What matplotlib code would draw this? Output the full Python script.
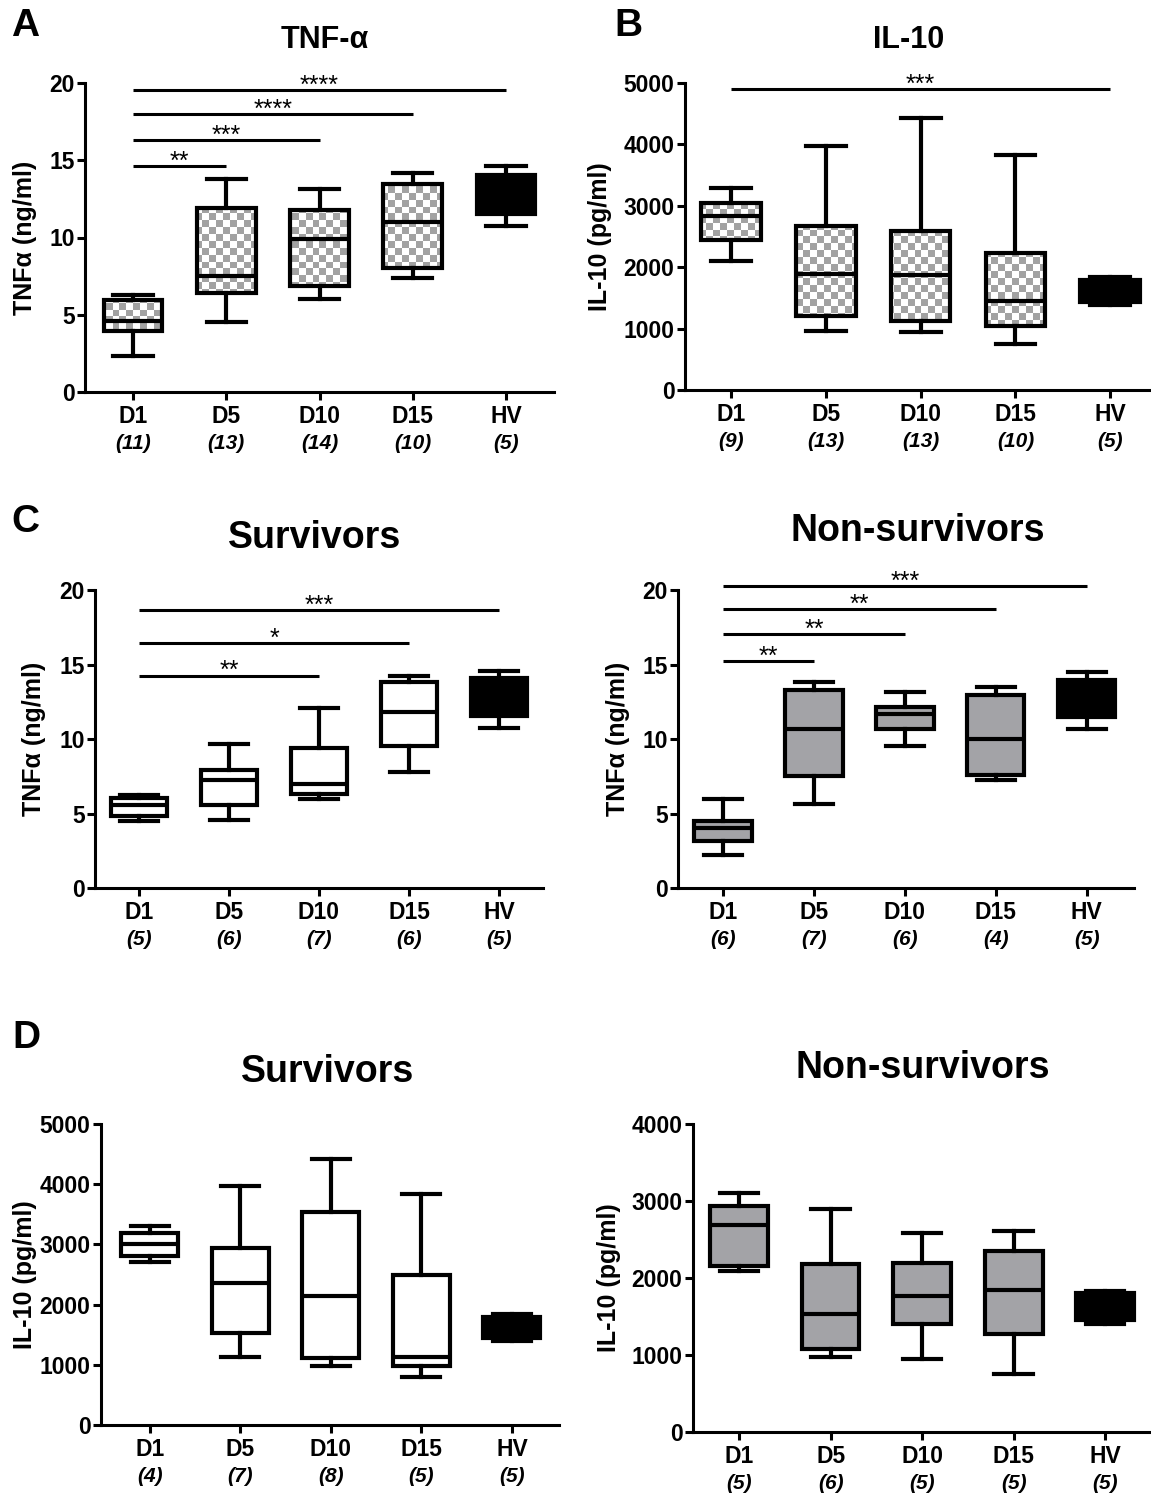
import numpy as np
import matplotlib
matplotlib.use("Agg")
import matplotlib.pyplot as plt
from matplotlib.colors import ListedColormap

plt.rcParams["font.family"] = ["Liberation Sans", "DejaVu Sans"]
plt.rcParams["font.weight"] = "bold"

W, H = 1151, 1496
GROUPS = ["D1", "D5", "D10", "D15", "HV"]

# A - TNF-alpha, todos los pacientes
tnf_all_lo = [2.31, 4.53, 6.04, 7.40, 10.74]
tnf_all_q1 = [3.93, 6.41, 6.84, 8.05, 11.54]
tnf_all_med = [4.57, 7.49, 9.88, 11.02, 12.80]
tnf_all_q3 = [5.93, 11.93, 11.80, 13.48, 14.05]
tnf_all_hi = [6.28, 13.79, 13.14, 14.17, 14.60]
tnf_all_n = [11, 13, 14, 10, 5]
tnf_all_sig_to = [1, 2, 3, 4]
tnf_all_sig_y = [14.63, 16.29, 17.97, 19.57]
tnf_all_sig_txt = ["**", "***", "****", "****"]

# B - IL-10, todos los pacientes
il10_all_lo = [2109, 967, 951, 750, 1386]
il10_all_q1 = [2446, 1212, 1125, 1043, 1429]
il10_all_med = [2837, 1886, 1870, 1457, 1620]
il10_all_q3 = [3043, 2674, 2587, 2228, 1793]
il10_all_hi = [3283, 3967, 4429, 3832, 1848]
il10_all_n = [9, 13, 13, 10, 5]
il10_all_sig_to = [4]
il10_all_sig_y = [4908]
il10_all_sig_txt = ["***"]

# C - TNF-alpha, supervivientes
tnf_surv_lo = [4.47, 4.54, 5.97, 7.78, 10.77]
tnf_surv_q1 = [4.80, 5.54, 6.30, 9.50, 11.55]
tnf_surv_med = [5.60, 7.22, 6.99, 11.84, 12.80]
tnf_surv_q3 = [6.05, 7.93, 9.39, 13.85, 14.08]
tnf_surv_hi = [6.26, 9.68, 12.07, 14.26, 14.57]
tnf_surv_n = [5, 6, 7, 6, 5]
tnf_surv_sig_to = [2, 3, 4]
tnf_surv_sig_y = [14.26, 16.42, 18.66]
tnf_surv_sig_txt = ["**", "*", "***"]

# C - TNF-alpha, no supervivientes
tnf_dead_lo = [2.19, 5.63, 9.54, 7.22, 10.68]
tnf_dead_q1 = [3.17, 7.53, 10.68, 7.60, 11.46]
tnf_dead_med = [4.02, 10.70, 11.66, 9.99, 12.80]
tnf_dead_q3 = [4.47, 13.30, 12.18, 12.92, 13.97]
tnf_dead_hi = [5.99, 13.83, 13.18, 13.52, 14.53]
tnf_dead_n = [6, 7, 6, 4, 5]
tnf_dead_sig_to = [1, 2, 3, 4]
tnf_dead_sig_y = [15.26, 17.03, 18.70, 20.29]
tnf_dead_sig_txt = ["**", "**", "**", "***"]

# D - IL-10, supervivientes
il10_surv_lo = [2713, 1135, 980, 803, 1395]
il10_surv_q1 = [2807, 1534, 1107, 980, 1440]
il10_surv_med = [3001, 2364, 2148, 1135, 1620]
il10_surv_q3 = [3195, 2934, 3544, 2492, 1789]
il10_surv_hi = [3306, 3976, 4419, 3837, 1844]
il10_surv_n = [4, 7, 8, 5, 5]

# D - IL-10, no supervivientes
il10_dead_lo = [2095, 976, 954, 759, 1401]
il10_dead_q1 = [2160, 1076, 1401, 1271, 1453]
il10_dead_med = [2690, 1527, 1770, 1844, 1620]
il10_dead_q3 = [2937, 2178, 2191, 2351, 1809]
il10_dead_hi = [3102, 2894, 2581, 2612, 1831]
il10_dead_n = [5, 6, 5, 5, 5]

LW = 3.0
GRAY = "#a3a3a7"
CHECK = "#a2a2a2"


def px(x, y):
    return x / W, 1 - y / H


def make_axes(fig, left, right, top, bottom):
    return fig.add_axes([left / W, 1 - bottom / H, (right - left) / W, (bottom - top) / H])


def checker(ax, patch, cell=7):
    bb = ax.get_window_extent()
    cols = int(bb.width / cell) + 1
    rows = int(bb.height / cell) + 1
    board = np.add.outer(np.arange(rows), np.arange(cols)) % 2
    im = ax.imshow(board, cmap=ListedColormap(["white", CHECK]), extent=(0, 1, 0, 1),
                   transform=ax.transAxes, aspect="auto", interpolation="nearest", zorder=1.5)
    im.set_clip_path(patch)


def panel(ax, lo, q1, med, q3, hi, n, fill, ymax, ystep, xlim, ylabel, label_right):
    stats = []
    for i in range(len(GROUPS)):
        stats.append({"whislo": lo[i], "q1": q1[i], "med": med[i], "q3": q3[i],
                      "whishi": hi[i], "fliers": []})
    pos = np.arange(len(GROUPS))
    bp = ax.bxp(stats, positions=pos, widths=0.63, capwidths=0.42, patch_artist=True,
                showfliers=False, manage_ticks=False,
                boxprops=dict(linewidth=LW, edgecolor="black"),
                whiskerprops=dict(linewidth=LW, color="black"),
                capprops=dict(linewidth=LW, color="black"),
                medianprops=dict(linewidth=LW, color="black", solid_capstyle="butt"))
    for i, box in enumerate(bp["boxes"]):
        box.set_joinstyle("miter")
        if GROUPS[i] == "HV":
            box.set_facecolor("black")
        elif fill == "check":
            box.set_facecolor("none")
            checker(ax, box)
        elif fill == "gray":
            box.set_facecolor(GRAY)
        else:
            box.set_facecolor("white")

    ax.set_xlim(*xlim)
    ax.set_ylim(0, ymax)
    ax.set_yticks(np.arange(0, ymax + 1, ystep))
    ax.set_xticks(pos)
    ax.set_xticklabels(GROUPS)
    for s in ["top", "right"]:
        ax.spines[s].set_visible(False)
    for s in ["left", "bottom"]:
        ax.spines[s].set_linewidth(2.2)
    ax.tick_params(axis="both", direction="out", length=5.5, width=2.2, labelsize=16.5)
    ax.tick_params(axis="y", pad=2)
    ax.tick_params(axis="x", pad=4)
    for t in ax.get_xticklabels() + ax.get_yticklabels():
        t.set_fontweight("bold")
    for i, k in enumerate(n):
        ax.annotate(f"({k})", xy=(i, 0), xycoords=("data", "axes fraction"),
                    xytext=(0, -37), textcoords="offset points", ha="center", va="center",
                    fontsize=15, fontstyle="italic", fontweight="bold")
    ax.set_ylabel(ylabel, fontsize=18, fontweight="bold")
    bb = ax.get_position()
    ax.yaxis.set_label_coords((label_right / W - bb.x0) / bb.width, 0.5)


def sig_bars(ax, to, ys, txts):
    for t, y, s in zip(to, ys, txts):
        ax.plot([0, t], [y, y], color="black", lw=2.2, clip_on=False, solid_capstyle="butt")
        ax.annotate(s, xy=(t / 2, y), xytext=(0, -2), textcoords="offset points",
                    ha="center", va="baseline", fontsize=18, fontweight="normal",
                    annotation_clip=False)


fig = plt.figure(figsize=(W / 100, H / 100), dpi=100)

ax_a = make_axes(fig, 85, 554, 83, 392)
panel(ax_a, tnf_all_lo, tnf_all_q1, tnf_all_med, tnf_all_q3, tnf_all_hi, tnf_all_n,
      "check", 20, 5, (-0.515, 4.515), "TNFα (ng/ml)", 37)
sig_bars(ax_a, tnf_all_sig_to, tnf_all_sig_y, tnf_all_sig_txt)

ax_b = make_axes(fig, 685, 1151, 83, 390)
panel(ax_b, il10_all_lo, il10_all_q1, il10_all_med, il10_all_q3, il10_all_hi, il10_all_n,
      "check", 5000, 1000, (-0.485, 4.43), "IL-10 (pg/ml)", 612)
sig_bars(ax_b, il10_all_sig_to, il10_all_sig_y, il10_all_sig_txt)

ax_c1 = make_axes(fig, 95, 543, 590, 888)
panel(ax_c1, tnf_surv_lo, tnf_surv_q1, tnf_surv_med, tnf_surv_q3, tnf_surv_hi, tnf_surv_n,
      "white", 20, 5, (-0.49, 4.49), "TNFα (ng/ml)", 46)
sig_bars(ax_c1, tnf_surv_sig_to, tnf_surv_sig_y, tnf_surv_sig_txt)

ax_c2 = make_axes(fig, 678, 1134, 590, 888)
panel(ax_c2, tnf_dead_lo, tnf_dead_q1, tnf_dead_med, tnf_dead_q3, tnf_dead_hi, tnf_dead_n,
      "gray", 20, 5, (-0.495, 4.52), "TNFα (ng/ml)", 630)
sig_bars(ax_c2, tnf_dead_sig_to, tnf_dead_sig_y, tnf_dead_sig_txt)

ax_d1 = make_axes(fig, 101, 559, 1124, 1425)
panel(ax_d1, il10_surv_lo, il10_surv_q1, il10_surv_med, il10_surv_q3, il10_surv_hi, il10_surv_n,
      "white", 5000, 1000, (-0.54, 4.52), "IL-10 (pg/ml)", 37)

ax_d2 = make_axes(fig, 693, 1151, 1124, 1432)
panel(ax_d2, il10_dead_lo, il10_dead_q1, il10_dead_med, il10_dead_q3, il10_dead_hi, il10_dead_n,
      "gray", 4000, 1000, (-0.503, 4.5), "IL-10 (pg/ml)", 621)

# Títulos y letras de panel
titles = [("TNF-α", 325, 40, 22), ("IL-10", 909, 40, 22),
          ("Survivors", 315, 538, 27), ("Non-survivors", 918, 531, 27),
          ("Survivors", 328, 1072, 27), ("Non-survivors", 923, 1068, 27)]
for txt, x, y, fs in titles:
    fig.text(*px(x, y), txt, ha="center", va="center", fontsize=fs, fontweight="bold")

letters = [("A", 25, 26), ("B", 628, 26), ("C", 25, 522), ("D", 26, 1038)]
for txt, x, y in letters:
    fig.text(*px(x, y), txt, ha="center", va="center", fontsize=28, fontweight="bold")

fig.savefig("out.png", dpi=100, facecolor="white")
--*--
● **Task instructions**: Up to and including the line with "from matplotlib.colors import ListedColormap", copy the data above from its first line. Skip pictures.

● **Solution to this problem**:
What matplotlib code would draw this? Output the full Python script.
import numpy as np
import matplotlib
matplotlib.use("Agg")
import matplotlib.pyplot as plt
from matplotlib.colors import ListedColormap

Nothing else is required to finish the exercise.